What Selfie does well, at least in the pilot, is not to make an issue of Henry and Eliza's respective races. Henry is a brilliant marketer, who happens to be Korean-American. Eliza is a self-absorbed social media addict, who happens to be white. This is how it should be.

If there is a potential pitfall in the show's setup, it's that the supporting cast will ultimately serve as little more than ushers, there to guide Eliza and to remind her she is smart and kind and important as she fumbles toward self-actualization. People of color are accustomed to these kinds of roles — from Karate Kid to Girlfriend Intervention — which amount to little more than racial essentialism, however well-intentioned. But early signs are promising, and the pilot hints at ways the show might try to get at perceptions of race and class in nuanced ways. (Both the CEO and the receptionist at the company where Henry and Eliza work are black.)

So even though the show doesn't foreground race unnecessarily, it doesn't shy away from it entirely, either. There's a joke that involves Korean social norms — or rather, an awkward misreading of them — but Henry takes it in stride, and it isn't used to pigeonhole or humiliate him. By and large, Henry is just Henry.

That said, there's no getting around the fact that this is an update of an iconic character we've always thought of as British, and it's difficult to avoid the question: Can 'Enry 'Iggins be an Asian dude? (The answer in this case is yes, absolutely.) Sure, in a perfect world, there have been so many Asian-American male romantic leads that this casting choice is hardly worth noting as unusual or counter-intuitive, but as Cho himself acknowledges we don't live in that world. There's a reason we still have to call it "colorblind casting" instead of just "casting."

Interestingly, the traits that make the classic Henry character tick overlap with commonly held views of Asian-Americans: nerdy, uptight, workaholic.
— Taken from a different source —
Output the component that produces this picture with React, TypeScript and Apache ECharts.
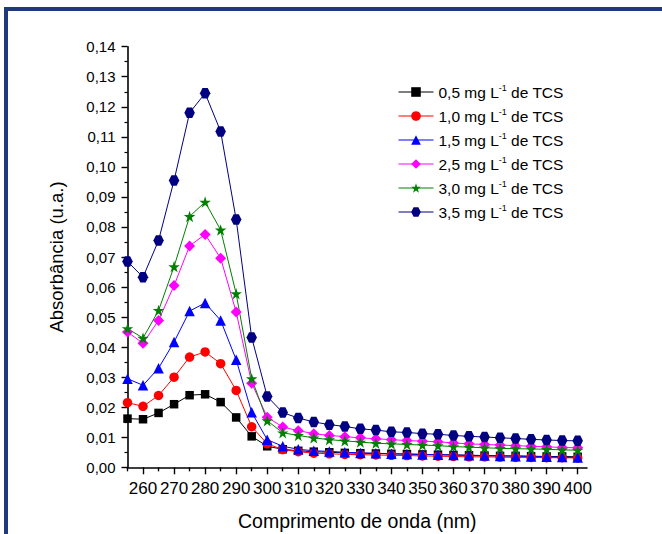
import React, { useEffect, useRef } from "react";
import * as echarts from "echarts";

const wavelengths = [255, 260, 265, 270, 275, 280, 285, 290, 295, 300, 305, 310, 315, 320, 325, 330, 335, 340, 345, 350, 355, 360, 365, 370, 375, 380, 385, 390, 395, 400];

const s05 = [0.0162, 0.0160, 0.0181, 0.0210, 0.0240, 0.0243, 0.0217, 0.0166, 0.0103, 0.0070, 0.0060, 0.0055, 0.0052, 0.0050, 0.0048, 0.0047, 0.0046, 0.0045, 0.0044, 0.0043, 0.0042, 0.0041, 0.0040, 0.0039, 0.0038, 0.0038, 0.0037, 0.0036, 0.0036, 0.0035];
const s10 = [0.0215, 0.0203, 0.0239, 0.0300, 0.0367, 0.0384, 0.0345, 0.0256, 0.0135, 0.0078, 0.0059, 0.0052, 0.0047, 0.0045, 0.0043, 0.0042, 0.0041, 0.0040, 0.0039, 0.0038, 0.0037, 0.0036, 0.0035, 0.0035, 0.0034, 0.0033, 0.0033, 0.0032, 0.0032, 0.0031];
const s15 = [0.0295, 0.0273, 0.0330, 0.0417, 0.0520, 0.0547, 0.0489, 0.0358, 0.0183, 0.0092, 0.0070, 0.0060, 0.0055, 0.0053, 0.0050, 0.0048, 0.0047, 0.0045, 0.0044, 0.0043, 0.0042, 0.0041, 0.0040, 0.0039, 0.0038, 0.0037, 0.0036, 0.0035, 0.0034, 0.0033];
const s25 = [0.0450, 0.0413, 0.0489, 0.0605, 0.0737, 0.0775, 0.0696, 0.0517, 0.0280, 0.0167, 0.0134, 0.0122, 0.0112, 0.0106, 0.0102, 0.0098, 0.0095, 0.0092, 0.0089, 0.0087, 0.0085, 0.0081, 0.0078, 0.0076, 0.0074, 0.0072, 0.0070, 0.0068, 0.0066, 0.0065];
const s30 = [0.0462, 0.0430, 0.0522, 0.0668, 0.0835, 0.0883, 0.0790, 0.0578, 0.0295, 0.0155, 0.0115, 0.0106, 0.0098, 0.0092, 0.0088, 0.0084, 0.0080, 0.0078, 0.0076, 0.0074, 0.0072, 0.0069, 0.0067, 0.0065, 0.0063, 0.0062, 0.0061, 0.0060, 0.0058, 0.0057];
const s35 = [0.0685, 0.0633, 0.0755, 0.0955, 0.1180, 0.1245, 0.1118, 0.0825, 0.0432, 0.0236, 0.0182, 0.0164, 0.0151, 0.0142, 0.0136, 0.0128, 0.0124, 0.0118, 0.0116, 0.0112, 0.0110, 0.0106, 0.0103, 0.0101, 0.0098, 0.0096, 0.0093, 0.0091, 0.0089, 0.0088];

const seriesNames = ["0,5 mg L-1 de TCS", "1,0 mg L-1 de TCS", "1,5 mg L-1 de TCS", "2,5 mg L-1 de TCS", "3,0 mg L-1 de TCS", "3,5 mg L-1 de TCS"];
const seriesValues = [s05, s10, s15, s25, s30, s35];

const xMajorTicks = [260, 270, 280, 290, 300, 310, 320, 330, 340, 350, 360, 370, 380, 390, 400];
const xMinorTicks = [255, 265, 275, 285, 295, 305, 315, 325, 335, 345, 355, 365, 375, 385, 395];

const STAR = "path://M50,0 L61.2,34.5 L97.6,34.5 L68.2,55.9 L79.4,90.5 L50,69.1 L20.6,90.5 L31.8,55.9 L2.4,34.5 L38.8,34.5 Z";
const HEX = "path://M25,0 L75,0 L100,50 L75,100 L25,100 L0,50 Z";

const styles = [
  { color: "#000000", symbol: "rect", size: 8.5 },
  { color: "#FF0000", symbol: "circle", size: 9.5 },
  { color: "#0000FF", symbol: "triangle", size: 10.5 },
  { color: "#FF00FF", symbol: "diamond", size: 11 },
  { color: "#008000", symbol: STAR, size: 11.5 },
  { color: "#000080", symbol: HEX, size: 10.5 },
];

const FONT = "'Liberation Sans', Arial, sans-serif";

export default function App() {
  const ref = useRef<HTMLDivElement>(null);
  useEffect(() => {
    if (!ref.current) return;
    const chart = echarts.init(ref.current, null, { renderer: "svg" });
    const series = seriesNames.map((name, i) => ({
      name,
      type: "line",
      xAxisIndex: 0,
      yAxisIndex: 0,
      data: wavelengths.map((w, j) => [w, seriesValues[i][j]]),
      symbol: styles[i].symbol,
      symbolSize: styles[i].size,
      showAllSymbol: true,
      lineStyle: { color: styles[i].color, width: 1 },
      itemStyle: { color: styles[i].color },
      emphasis: { disabled: true },
    }));
    chart.setOption({
      animation: false,
      backgroundColor: "#ffffff",
      textStyle: { fontFamily: FONT },
      grid: { left: 127.5, right: 75, top: 46.7, bottom: 66.7, containLabel: false, outerBoundsMode: "none" },
      legend: {
        orient: "vertical",
        left: 393,
        top: 78,
        itemWidth: 35,
        itemHeight: 12,
        itemGap: 6,
        data: seriesNames,
        lineStyle: { width: 1 },
        formatter: (name: string) => name.replace("L-1", "L{sup|-1}"),
        textStyle: {
          fontFamily: FONT,
          fontSize: 15.5,
          color: "#000",
          lineHeight: 18,
          rich: {
            sup: { fontSize: 9, lineHeight: 8, verticalAlign: "top", color: "#000", fontFamily: FONT },
          },
        },
      },
      xAxis: [
        {
          type: "value",
          min: 255,
          max: 403,
          name: "Comprimento de onda (nm)",
          nameLocation: "middle",
          nameGap: 44,
          nameTextStyle: { fontSize: 19.5, color: "#000", fontFamily: FONT },
          axisLine: { show: true, onZero: false, lineStyle: { color: "#000", width: 1.6 } },
          axisTick: { show: true, customValues: xMinorTicks, length: 4, lineStyle: { color: "#000", width: 1.4 } },
          axisLabel: {
            customValues: xMajorTicks,
            margin: 13,
            fontSize: 17,
            color: "#000",
            fontFamily: "'Liberation Sans Narrow', 'Arial Narrow', 'Liberation Sans', Arial, sans-serif",
          },
          splitLine: { show: false },
        },
        {
          type: "value",
          min: 255,
          max: 403,
          position: "bottom",
          axisLine: { show: false },
          axisTick: { show: true, customValues: xMajorTicks, length: 7, lineStyle: { color: "#000", width: 1.4 } },
          axisLabel: { show: false },
          splitLine: { show: false },
        },
      ],
      yAxis: {
        type: "value",
        min: 0,
        max: 0.14,
        interval: 0.01,
        name: "Absorbância (u.a.)",
        nameLocation: "middle",
        nameGap: 62,
        nameTextStyle: { fontSize: 18.5, color: "#000", fontFamily: FONT },
        axisLine: { show: true, onZero: false, lineStyle: { color: "#000", width: 1.6 } },
        axisTick: { show: true, length: 6, lineStyle: { color: "#000", width: 1.4 } },
        minorTick: { show: true, splitNumber: 2, length: 3, lineStyle: { color: "#000", width: 1.2 } },
        axisLabel: {
          margin: 12,
          fontSize: 15,
          color: "#000",
          fontFamily: FONT,
          formatter: (v: number) => v.toFixed(2).replace(".", ","),
        },
        splitLine: { show: false },
      },
      graphic: [
        { type: "rect", left: 4, top: 7, shape: { width: 658, height: 4 }, style: { fill: "#1F3A7A" } },
        { type: "rect", left: 4, top: 7, shape: { width: 4, height: 527 }, style: { fill: "#1F3A7A" } },
      ],
      series,
    });
    return () => chart.dispose();
  }, []);
  return (
    <div
      ref={ref}
      style={{ position: "fixed", left: 0, top: 0, width: 662, height: 534, background: "#fff" }}
    />
  );
}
In a recent Al-Jazeera America column, Julia Carrie Wong remarks, "Being Asian and being white are becoming less and less mutually exclusive." She points to a Mother Jones report that says tech jobs are "far less diverse" because 94 percent of the workers "are white or Asian." Wong notes a shift in thinking about diversity, "from not white to not white or Asian."
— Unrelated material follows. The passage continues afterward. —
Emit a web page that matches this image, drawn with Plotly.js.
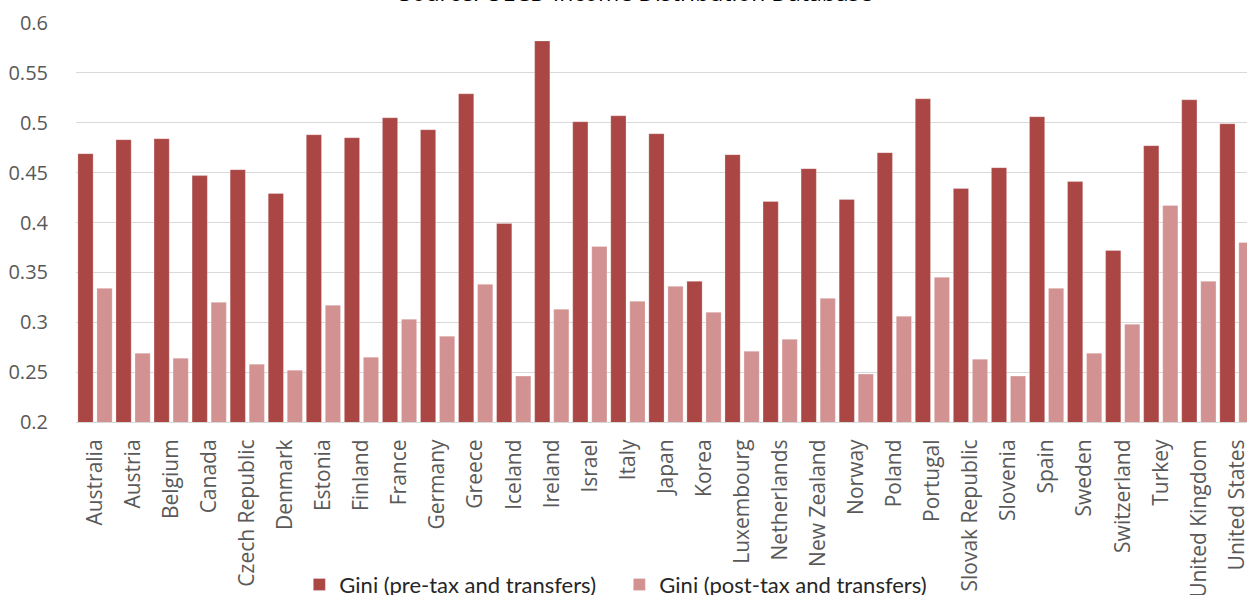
<!DOCTYPE html>
<html>
<head>
<meta charset="utf-8">
<script src="https://cdn.plot.ly/plotly-3.0.1.min.js"></script>
<style>
  html, body { margin: 0; padding: 0; background: #ffffff; }
  #chart { width: 1247px; height: 595px; }
</style>
</head>
<body>
<div id="chart"></div>
<script>
const countries = ["Australia","Austria","Belgium","Canada","Czech Republic","Denmark","Estonia","Finland","France","Germany","Greece","Iceland","Ireland","Israel","Italy","Japan","Korea","Luxembourg","Netherlands","New Zealand","Norway","Poland","Portugal","Slovak Republic","Slovenia","Spain","Sweden","Switzerland","Turkey","United Kingdom","United States"];

const giniPreTax = [0.469,0.483,0.484,0.447,0.453,0.429,0.488,0.485,0.505,0.493,0.529,0.399,0.582,0.501,0.507,0.489,0.341,0.468,0.421,0.454,0.423,0.470,0.524,0.434,0.455,0.506,0.441,0.372,0.477,0.523,0.499];

const giniPostTax = [0.334,0.269,0.264,0.320,0.258,0.252,0.317,0.265,0.303,0.286,0.338,0.246,0.313,0.376,0.321,0.336,0.310,0.271,0.283,0.324,0.248,0.306,0.345,0.263,0.246,0.334,0.269,0.298,0.417,0.341,0.380];

const seriesNames = ["Gini (pre-tax and transfers)", "Gini (post-tax and transfers)"];
const yTicks = [0.2,0.25,0.3,0.35,0.4,0.45,0.5,0.55,0.6];
const yTickText = ["0.2","0.25","0.3","0.35","0.4","0.45","0.5","0.55","0.6"];

const traces = [
  {
    type: "bar",
    name: seriesNames[0],
    x: countries,
    y: giniPreTax,
    marker: { color: "#AA4644", line: { color: "rgba(255,255,255,0.5)", width: 0.5 } },
    hoverinfo: "x+y"
  },
  {
    type: "bar",
    name: seriesNames[1],
    x: countries,
    y: giniPostTax,
    marker: { color: "#D39292", line: { color: "rgba(255,255,255,0.5)", width: 0.5 } },
    hoverinfo: "x+y"
  }
];

const layout = {
  width: 1247,
  height: 595,
  margin: { l: 76.4, r: 0, t: 23.3, b: 173.3, pad: 0, autoexpand: false },
  paper_bgcolor: "#ffffff",
  plot_bgcolor: "#ffffff",
  barmode: "group",
  bargap: 0,
  bargroupgap: 0.2,
  font: { family: "Open Sans, sans-serif", size: 20, color: "#595959" },
  title: {
    text: "Source: OECD Income Distribution Database",
    font: { family: "Open Sans, sans-serif", size: 23, color: "#000000" },
    x: 0.478,
    xref: "paper",
    xanchor: "center",
    y: 0.999,
    yref: "container",
    yanchor: "bottom"
  },
  xaxis: {
    type: "category",
    range: [-0.5, 30.265],
    tickangle: -90,
    ticks: "outside",
    ticklen: 8,
    tickcolor: "rgba(0,0,0,0)",
    showline: true,
    linecolor: "#d9d9d9",
    linewidth: 1,
    showgrid: false,
    automargin: false,
    tickfont: { family: "Open Sans, sans-serif", size: 21, color: "#595959" },
    fixedrange: true
  },
  yaxis: {
    range: [0.2, 0.6],
    tickvals: yTicks,
    ticktext: yTickText,
    showgrid: true,
    gridcolor: "#d9d9d9",
    gridwidth: 1,
    zeroline: false,
    showline: false,
    automargin: false,
    ticks: "outside",
    ticklen: 23,
    tickcolor: "rgba(0,0,0,0)",
    tickfont: { family: "Open Sans, sans-serif", size: 20, color: "#595959" },
    fixedrange: true
  },
  showlegend: true,
  legend: {
    orientation: "h",
    x: 0.464,
    xanchor: "center",
    y: -0.355,
    yanchor: "top",
    font: { family: "Lato, sans-serif", size: 22, color: "#262626" },
    itemwidth: 30,
    entrywidth: 275,
    bgcolor: "rgba(0,0,0,0)",
    traceorder: "normal"
  }
};

Plotly.newPlot("chart", traces, layout, { displayModeBar: false, staticPlot: true });
</script>
</body>
</html>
"What is white in America (and what isn't) has always been subject to revision," Wong continues, citing Irish and Italians as outsiders who were eventually welcomed in, and the literally Caucasian Tsarnaev brothers as whites who were escorted out. It is possible — tempting, even — to read Cho's casting as a signal, however subtle, that yellow is the new white. (Not sure what the food metaphor would be for that.) But really, it's not so simple.
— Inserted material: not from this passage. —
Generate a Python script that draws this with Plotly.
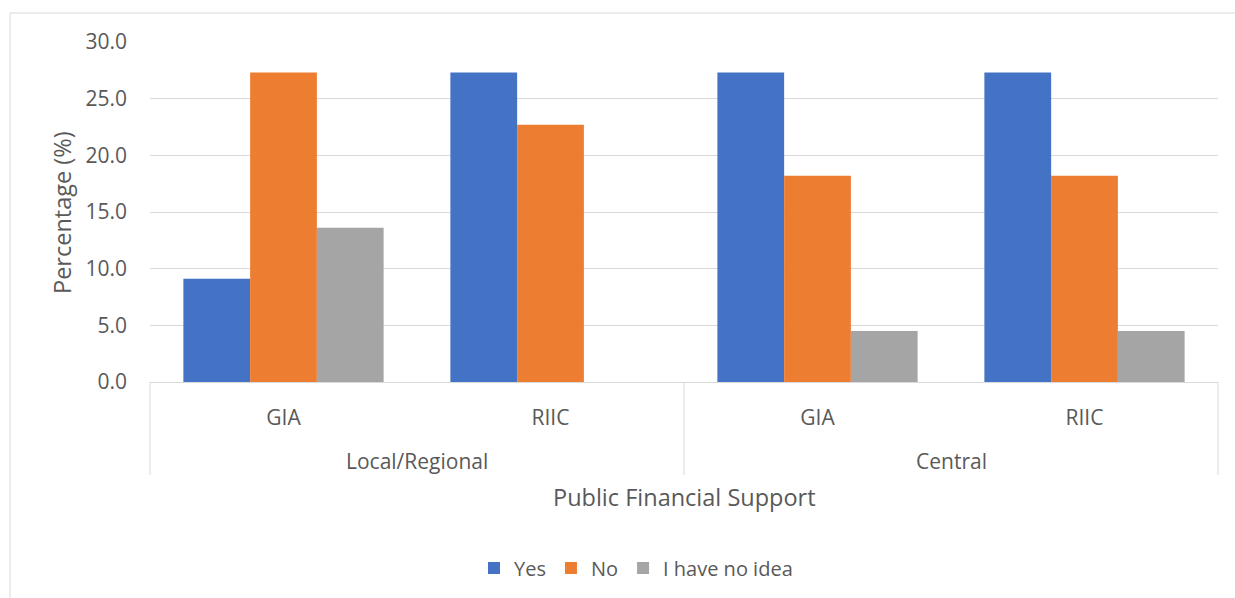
import plotly.graph_objects as go

groups = ["Local/Regional", "Local/Regional", "Central", "Central"]
subcats = ["GIA", "RIIC", "GIA", "RIIC"]
cat_ids = ["Local/Regional GIA", "Local/Regional RIIC", "Central GIA", "Central RIIC"]
yes_vals = [9.1, 27.3, 27.3, 27.3]
no_vals = [27.3, 22.7, 18.2, 18.2]
idk_vals = [13.6, 0.0, 4.5, 4.5]
series_names = ["Yes", "No", "I have no idea"]
series_colors = ["#4472C4", "#ED7D31", "#A5A5A5"]
y_ticks = [0, 5, 10, 15, 20, 25, 30]
y_ticktext = ["0.0", "5.0", "10.0", "15.0", "20.0", "25.0", "30.0"]

W, H = 1235, 598
L, R, T, B = 150, 1218, 42, 382
pw, ph = R - L, B - T

def px(x):
    return (x - L) / pw

def py(y):
    return (B - y) / ph

FONT = "Open Sans"
GREY = "#595959"
LINE = "#D9D9D9"
TICK_SIZE = 21
LEGEND_SIZE = 20
TITLE_SIZE = 23.5

fig = go.Figure()
for name, vals, col in zip(series_names, [yes_vals, no_vals, idk_vals], series_colors):
    fig.add_trace(go.Bar(x=cat_ids, y=vals, name=name, marker=dict(color=col, line=dict(width=0))))

shapes = []
# chart border (top & left visible)
shapes.append(dict(type="rect", xref="paper", yref="paper", x0=px(10), x1=px(1300), y0=py(13), y1=py(700),
                   line=dict(color=LINE, width=1), fillcolor="rgba(0,0,0,0)", layer="below"))
# category dividers
for xx in [L, (L + R) / 2, R]:
    shapes.append(dict(type="line", xref="paper", yref="paper", x0=px(xx), x1=px(xx), y0=0, y1=py(475),
                       line=dict(color=LINE, width=1)))

annotations = []
for i in range(0, len(groups), 2):
    annotations.append(dict(x=i + 0.5, xref="x", y=py(461), yref="paper", text=groups[i], showarrow=False,
                            font=dict(family=FONT, size=TICK_SIZE, color=GREY), xanchor="center", yanchor="middle"))
annotations.append(dict(x=px(684), xref="paper", y=py(497), yref="paper", text="Public Financial Support",
                        showarrow=False, font=dict(family=FONT, size=TITLE_SIZE, color=GREY),
                        xanchor="center", yanchor="middle"))
annotations.append(dict(x=px(62), xref="paper", y=py(213), yref="paper", text="Percentage (%)", textangle=-90,
                        showarrow=False, font=dict(family=FONT, size=TITLE_SIZE, color=GREY),
                        xanchor="center", yanchor="middle"))

fig.update_layout(
    width=W, height=H,
    margin=dict(l=L, r=W - R, t=T, b=H - B, autoexpand=False),
    paper_bgcolor="white", plot_bgcolor="white",
    barmode="group", bargap=0.25, bargroupgap=0,
    font=dict(family=FONT, color=GREY, size=TICK_SIZE),
    shapes=shapes, annotations=annotations,
    legend=dict(orientation="h", x=px(474), xanchor="left", y=py(568), yanchor="middle",
                font=dict(family=FONT, size=LEGEND_SIZE, color=GREY), itemwidth=30, bgcolor="rgba(0,0,0,0)"),
    xaxis=dict(type="category", tickmode="array", tickvals=cat_ids, ticktext=subcats,
               showgrid=False, showline=True, linecolor=LINE, linewidth=1, ticks="",
               ticklabelstandoff=17, tickfont=dict(family=FONT, size=TICK_SIZE, color=GREY), fixedrange=True),
    yaxis=dict(range=[0, 30], tickmode="array", tickvals=y_ticks, ticktext=y_ticktext,
               showgrid=True, gridcolor=LINE, gridwidth=1, zeroline=False, showline=False,
               ticks="", ticklabelstandoff=22, tickfont=dict(family=FONT, size=TICK_SIZE, color=GREY)),
)

fig.write_html("out.html")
While it may be true, as Wong writes, that "Asian-American success over time became a rhetorical bludgeon used to deny the real and ongoing effects of institutional racism and white supremacy on African-Americans," it's highly unlikely that Cho will be asked to represent Asian-American men the way that Shonda Rhimes is asked — and assumed — to represent black women.

Since Cho is not a writer or showrunner on Selfie, he will probably not get backhandedly "praised" for "getting away with being an angry Asian man." (Blogger Phil Yu has already claimed the Angry Asian Man moniker, and in any case the term does not carry the problematic connotations that "angry black woman" does.) Because he's a performer in someone else's script, Cho will probably face less scrutiny for molding Henry in his own image, even as Henry tries to mold Eliza in his. Because he's better known for who he is than what he is — a credit to the range and malleability of his craft — he brings less baggage to the role than another Asian-American actor might.

There's still some history to contend with, though, and if Selfie can find an audience, this revolution might be televised after all.